* BEGIN *

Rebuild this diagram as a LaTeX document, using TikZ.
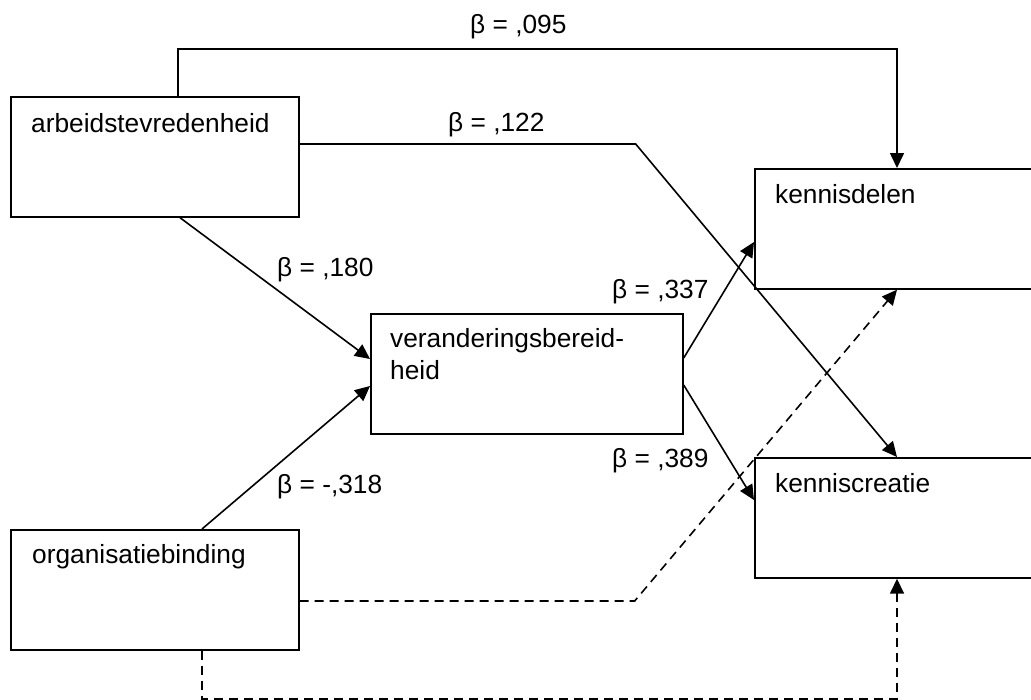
\documentclass[tikz,border=0pt]{standalone}
\usepackage{fontspec}
\setmainfont{Liberation Sans}
\usetikzlibrary{arrows.meta,calc}
\begin{document}
\begin{tikzpicture}[x=1pt,y=-1pt,
  box/.style={draw,line width=1.7pt,rectangle,minimum width=#1,minimum height=120pt,anchor=north west,inner sep=0pt},
  txt/.style={font=\fontsize{26.3}{32}\selectfont,inner sep=0pt,anchor=base west},
  conn/.style={line width=1.6pt,-{Triangle[length=15pt,width=14pt]}},
  dashconn/.style={conn,dash pattern=on 9pt off 6pt}]
\clip (0,0) rectangle (1031,699);
% boxes
\node[box=288pt] (arb) at (10,96) {};
\node[box=312pt] (ver) at (370,313) {};
\node[box=288pt] (org) at (10,529) {};
\node[box=300pt] (kd) at (754,168) {};
\node[box=300pt] (kc) at (754,457) {};
% box texts
\node[txt] (tarb) at (31,132) {arbeidstevredenheid};
\node[txt] (tver1) at (390,347) {veranderingsbereid-};
\node[txt] (tver2) at (390,379) {heid};
\node[txt] (torg) at (32,563) {organisatiebinding};
\node[txt] (tkd) at (775,203) {kennisdelen};
\node[txt] (tkc) at (775,492) {kenniscreatie};
% labels
\node[txt] (l095) at (470,33) {β = ,095};
\node[txt] (l122) at (448,131) {β = ,122};
\node[txt] (l180) at (277,276) {β = ,180};
\node[txt] (l318) at (277,493) {β = -,318};
\node[txt] (l337) at (612,298) {β = ,337};
\node[txt] (l389) at (612,467) {β = ,389};
% connectors
\draw[conn] ($(arb.north west)+(168,0)$) -- ++(0,-47) -| ($(kd.north west)+(143,0)$);
\draw[conn] ($(arb.north east)+(0,48)$) -- ++(336,0) -- ($(kc.north west)+(143,0)$);
\draw[conn] ($(arb.south west)+(170,0)$) -- ($(ver.north west)+(0,46)$);
\draw[conn] ($(org.north west)+(192,0)$) -- ($(ver.north west)+(0,73)$);
\draw[conn] ($(ver.north east)+(0,45)$) -- ($(kd.north west)+(0,74)$);
\draw[conn] ($(ver.north east)+(0,72)$) -- ($(kc.north west)+(0,43)$);
\draw[dashconn] ($(org.north east)+(0,72)$) -- ++(335,0) -- ($(kd.south west)+(143,0)$);
\draw[dashconn] ($(org.south west)+(192,0)$) -- ++(0,48) -| ($(kc.south west)+(143,0)$);
\end{tikzpicture}
\end{document}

* END *

▶ [AIM]: Word for word, quote the lines above. Omit the pictures.

▶ [FULL ANSWER]:
Rebuild this diagram as a LaTeX document, using TikZ.
\documentclass[tikz,border=0pt]{standalone}
\usepackage{fontspec}
\setmainfont{Liberation Sans}
\usetikzlibrary{arrows.meta,calc}
\begin{document}
\begin{tikzpicture}[x=1pt,y=-1pt,
  box/.style={draw,line width=1.7pt,rectangle,minimum width=#1,minimum height=120pt,anchor=north west,inner sep=0pt},
  txt/.style={font=\fontsize{26.3}{32}\selectfont,inner sep=0pt,anchor=base west},
  conn/.style={line width=1.6pt,-{Triangle[length=15pt,width=14pt]}},
  dashconn/.style={conn,dash pattern=on 9pt off 6pt}]
\clip (0,0) rectangle (1031,699);
% boxes
\node[box=288pt] (arb) at (10,96) {};
\node[box=312pt] (ver) at (370,313) {};
\node[box=288pt] (org) at (10,529) {};
\node[box=300pt] (kd) at (754,168) {};
\node[box=300pt] (kc) at (754,457) {};
% box texts
\node[txt] (tarb) at (31,132) {arbeidstevredenheid};
\node[txt] (tver1) at (390,347) {veranderingsbereid-};
\node[txt] (tver2) at (390,379) {heid};
\node[txt] (torg) at (32,563) {organisatiebinding};
\node[txt] (tkd) at (775,203) {kennisdelen};
\node[txt] (tkc) at (775,492) {kenniscreatie};
% labels
\node[txt] (l095) at (470,33) {β = ,095};
\node[txt] (l122) at (448,131) {β = ,122};
\node[txt] (l180) at (277,276) {β = ,180};
\node[txt] (l318) at (277,493) {β = -,318};
\node[txt] (l337) at (612,298) {β = ,337};
\node[txt] (l389) at (612,467) {β = ,389};
% connectors
\draw[conn] ($(arb.north west)+(168,0)$) -- ++(0,-47) -| ($(kd.north west)+(143,0)$);
\draw[conn] ($(arb.north east)+(0,48)$) -- ++(336,0) -- ($(kc.north west)+(143,0)$);
\draw[conn] ($(arb.south west)+(170,0)$) -- ($(ver.north west)+(0,46)$);
\draw[conn] ($(org.north west)+(192,0)$) -- ($(ver.north west)+(0,73)$);
\draw[conn] ($(ver.north east)+(0,45)$) -- ($(kd.north west)+(0,74)$);
\draw[conn] ($(ver.north east)+(0,72)$) -- ($(kc.north west)+(0,43)$);
\draw[dashconn] ($(org.north east)+(0,72)$) -- ++(335,0) -- ($(kd.south west)+(143,0)$);
\draw[dashconn] ($(org.south west)+(192,0)$) -- ++(0,48) -| ($(kc.south west)+(143,0)$);
\end{tikzpicture}
\end{document}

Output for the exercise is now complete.